The main ask from the mental health employees is for CHS to allow the staff to telework for as much of their jobs is realistic. From April to October, staff had the option to telework for 50% of their jobs. In October, that telework guideline was arbitrarily revoked for most of the staff, and then reinstated at 30% for some staff members at the beginning of December. Sanati emphasized that much of the department’s jobs could be done remotely; meeting with patients is one thing, but much of the work is paperwork and notes that does not require the employee to be in their offices.

Offices, it’s worth noting, that don’t have any windows. Another anonymous source told Knock “there’s no access to fresh air flow. To this day, there’s still no changes that have been made in the office from a safety perspective.” Dr. Tim Belavich, interim director of Correctional Health Services, remarked in an interview with Daily News in November that “plexiglass has been installed in clinical and office areas of the Inmate Reception Center and other areas of the jail to prevent spread of the coronavirus.” “Other areas of the jail” clearly does not include the offices used by the mental health staff. 

Keep in mind the conditions described by Sanati, her colleagues and the incarcerated only really cover the Twin Towers Correctional Facility, and not the conditions of Men’s Central Jail. An anonymous employee mentioned things are so bad at Men’s Central Jail (for more reasons than just the threat of COVID-19) that it’s not uncommon for people to report false suicidal ideations so they are transferred to Twin Towers. “There have been plumbing issues [at Men’s Central Jail], and as a result feces has been floating in parts of the jail, in addition to the extreme exposure to germs,” the employee told Knock.

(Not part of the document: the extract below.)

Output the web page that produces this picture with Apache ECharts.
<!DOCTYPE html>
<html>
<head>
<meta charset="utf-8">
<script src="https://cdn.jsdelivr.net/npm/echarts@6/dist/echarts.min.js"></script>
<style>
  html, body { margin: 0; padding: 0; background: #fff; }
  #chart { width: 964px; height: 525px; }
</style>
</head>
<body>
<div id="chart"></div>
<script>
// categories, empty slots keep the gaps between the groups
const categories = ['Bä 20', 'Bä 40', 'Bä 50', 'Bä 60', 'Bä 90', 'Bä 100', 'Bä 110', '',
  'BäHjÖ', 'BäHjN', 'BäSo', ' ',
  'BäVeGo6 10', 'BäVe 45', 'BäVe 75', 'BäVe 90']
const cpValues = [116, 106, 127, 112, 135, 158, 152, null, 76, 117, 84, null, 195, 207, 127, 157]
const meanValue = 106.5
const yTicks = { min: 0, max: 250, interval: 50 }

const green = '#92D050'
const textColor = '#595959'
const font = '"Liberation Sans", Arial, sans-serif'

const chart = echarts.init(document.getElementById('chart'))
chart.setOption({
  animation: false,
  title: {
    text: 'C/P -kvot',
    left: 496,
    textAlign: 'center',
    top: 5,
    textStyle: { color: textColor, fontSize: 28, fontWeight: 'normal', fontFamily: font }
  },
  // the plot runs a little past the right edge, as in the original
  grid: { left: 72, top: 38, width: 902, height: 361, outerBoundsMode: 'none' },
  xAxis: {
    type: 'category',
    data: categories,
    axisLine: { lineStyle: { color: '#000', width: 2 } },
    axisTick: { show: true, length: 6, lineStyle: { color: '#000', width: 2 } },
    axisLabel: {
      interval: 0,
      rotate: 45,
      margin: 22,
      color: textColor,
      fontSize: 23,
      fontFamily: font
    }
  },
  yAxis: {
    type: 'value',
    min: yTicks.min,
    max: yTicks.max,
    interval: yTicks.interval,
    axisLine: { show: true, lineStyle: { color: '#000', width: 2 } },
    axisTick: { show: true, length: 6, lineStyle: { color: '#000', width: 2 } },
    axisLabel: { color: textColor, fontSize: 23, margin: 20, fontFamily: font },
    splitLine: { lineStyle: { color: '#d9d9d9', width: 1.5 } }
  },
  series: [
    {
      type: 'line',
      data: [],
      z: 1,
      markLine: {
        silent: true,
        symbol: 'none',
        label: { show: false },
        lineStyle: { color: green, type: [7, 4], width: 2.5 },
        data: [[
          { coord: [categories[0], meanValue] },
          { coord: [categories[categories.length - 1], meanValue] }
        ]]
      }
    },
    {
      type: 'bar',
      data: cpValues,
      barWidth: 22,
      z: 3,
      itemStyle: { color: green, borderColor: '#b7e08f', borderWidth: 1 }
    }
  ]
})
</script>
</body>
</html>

They said it’s a “common type of dilemma” for the men to seek the mental health services at Twin Towers, where the conditions are already unacceptable, so they can escape what they’re experiencing at Men’s Central Jail. 

At this point in the pandemic, the only thing saving the incarcerated population is access to vaccines. In Los Angeles, all incarcerated people became eligible for the vaccine on March 15. It is unclear what percentage of those incarcerated at Twin Towers have received a dose, although many of the mental health staff members received it a few months ago due to their eligibility as healthcare workers. 

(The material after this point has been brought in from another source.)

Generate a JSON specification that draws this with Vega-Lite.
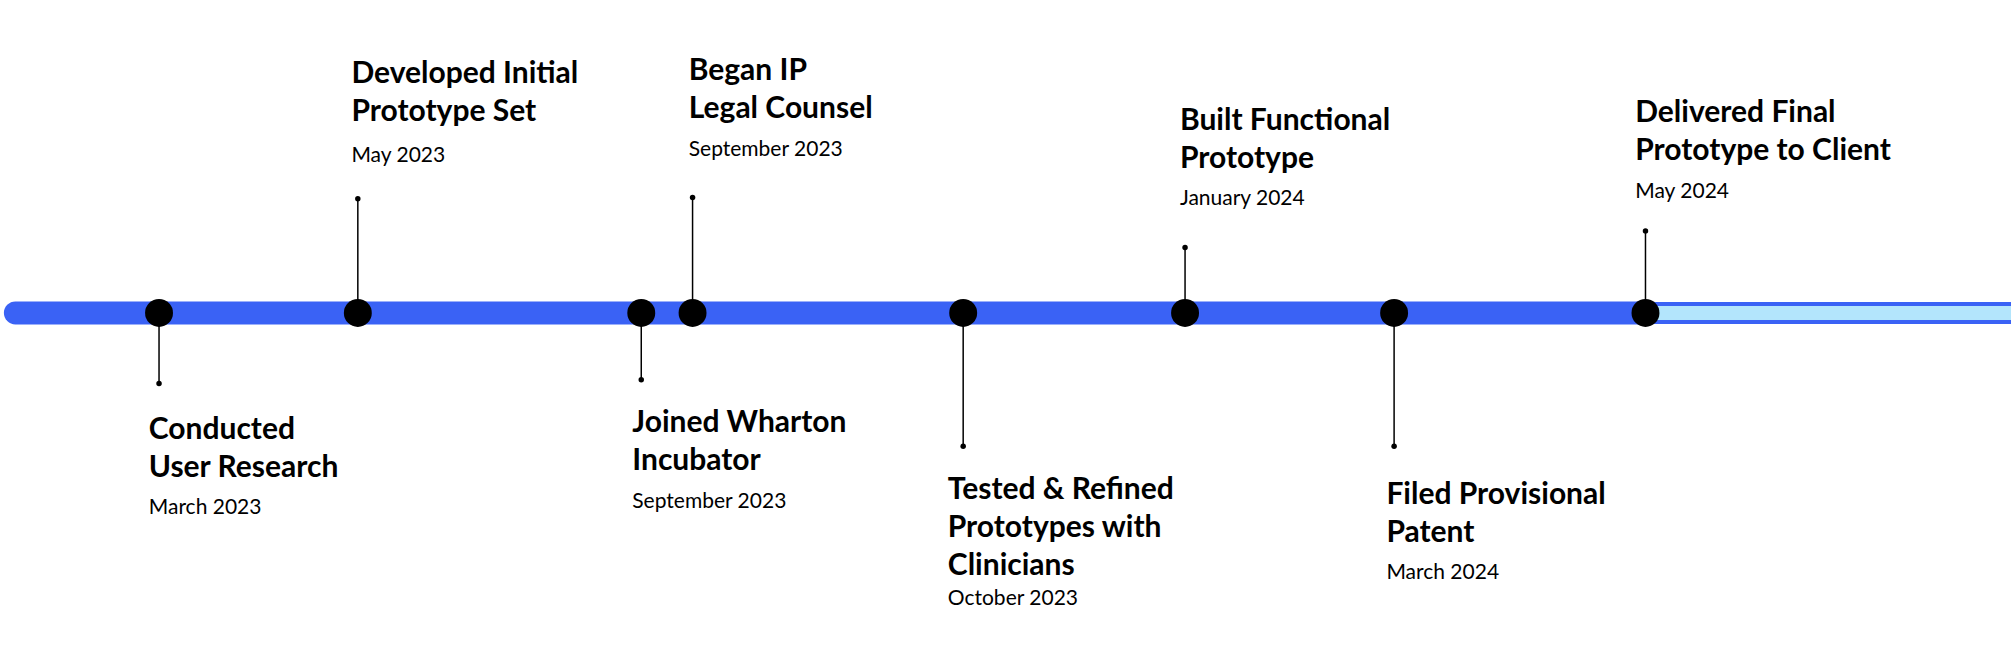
{
"$schema":"https://vega.github.io/schema/vega-lite/v6.json",
"width":2011,"height":658,"autosize":{"type":"fit","contains":"padding"},"padding":0,
"background":"white","config":{"view":{"stroke":null}},
"datasets":{
"events":[
{"title":"Conducted\nUser Research","date":"March 2023","x":124,"line":244,"tip":299,"ty":335,"dy":396,"tx":116},
{"title":"Developed Initial\nPrototype Set","date":"May 2023","x":279,"line":244,"tip":155,"ty":58,"dy":122,"tx":274},
{"title":"Joined Wharton\nIncubator","date":"September 2023","x":500,"line":244,"tip":296,"ty":330,"dy":391,"tx":493},
{"title":"Began IP\nLegal Counsel","date":"September 2023","x":540,"line":244,"tip":154,"ty":55,"dy":117,"tx":537},
{"title":"Tested & Refined\nPrototypes with\nClinicians","date":"October 2023","x":751,"line":244,"tip":348,"ty":382,"dy":467,"tx":739},
{"title":"Built Functional\nPrototype","date":"January 2024","x":924,"line":244,"tip":193,"ty":94,"dy":155,"tx":920},
{"title":"Filed Provisional\nPatent","date":"March 2024","x":1087,"line":244,"tip":348,"ty":386,"dy":447,"tx":1081},
{"title":"Delivered Final\nPrototype to Client","date":"May 2024","x":1283,"line":244,"tip":180,"ty":88,"dy":150,"tx":1275}
],
"track":[{"seg":"done","x":12,"x2":1283,"y":244},{"seg":"future","x":1283,"x2":1580,"y":244}]
},
"encoding":{
 "x":{"field":"x","type":"quantitative","scale":{"domain":[0,1568],"nice":false,"zero":false},"axis":null}
},
"layer":[
{"data":{"name":"track"},"transform":[{"filter":"datum.seg=='done'"}],"mark":{"type":"rule","strokeWidth":23,"strokeCap":"round","color":"#3a62f5"},
 "encoding":{"x2":{"field":"x2"},
 "y":{"field":"y","type":"quantitative","scale":{"domain":[513,0],"nice":false,"zero":false},"axis":null}}},
{"data":{"name":"track"},"transform":[{"filter":"datum.seg=='future'"}],"mark":{"type":"rule","strokeWidth":22,"color":"#3a62f5","clip":true},
 "encoding":{"x2":{"field":"x2"},"y":{"field":"y","type":"quantitative"}}},
{"data":{"name":"track"},"transform":[{"filter":"datum.seg=='future'"}],"mark":{"type":"rule","strokeWidth":14,"color":"#b3e5fc","clip":true},
 "encoding":{"x2":{"field":"x2"},"y":{"field":"y","type":"quantitative"}}},
{"data":{"name":"events"},"mark":{"type":"rule","strokeWidth":1.5,"color":"black"},
 "encoding":{"y":{"field":"line","type":"quantitative"},"y2":{"field":"tip"}}},
{"data":{"name":"events"},"mark":{"type":"circle","size":30,"opacity":1,"color":"black"},
 "encoding":{"y":{"field":"tip","type":"quantitative"}}},
{"data":{"name":"events"},"mark":{"type":"circle","size":780,"opacity":1,"color":"black"},
 "encoding":{"y":{"field":"line","type":"quantitative"}}},
{"data":{"name":"events"},"mark":{"type":"text","align":"left","baseline":"middle","font":"Lato","fontWeight":"bold","fontSize":30,"lineHeight":38,"lineBreak":"\n","color":"black"},
 "encoding":{"x":{"field":"tx","type":"quantitative"},"y":{"field":"ty","type":"quantitative"},"text":{"field":"title"}}},
{"data":{"name":"events"},"mark":{"type":"text","align":"left","baseline":"middle","font":"Lato","fontSize":21,"color":"black"},
 "encoding":{"x":{"field":"tx","type":"quantitative"},"y":{"field":"dy","type":"quantitative"},"text":{"field":"date"}}}
]
}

But waiting a year for a vaccine to be ready is not a plan. DHS, CHS, and LASD failed in their duty to make swift and bold moves to protect their own employees and one of the County’s most vulnerable populations. Where was Dr. Christina Ghaly (Director of DHS), or Dr. Timothy Belavich, or Sheriff Alex Villanueva, throughout this crisis? Why wasn’t there an immediate call for the maximum amount of telehealth possible, a release of a significant amount of incarcerated people, or proper PPE provided to every single person in the jail? For the psychiatric social worker who chose to remain anonymous, it could have to do with a cultural perception of jails and the people inside them: “If you happen to be a person who has a booking number, you’re automatically put at the bottom of the food chain, you know. And I think the county treats the inmates that way, and then I think we end up [getting put down there too] as the people that work with them.”

Dr. Ghaly could not be reached for comment for this story, and Dr. Belavich and LASD both did not provide comment.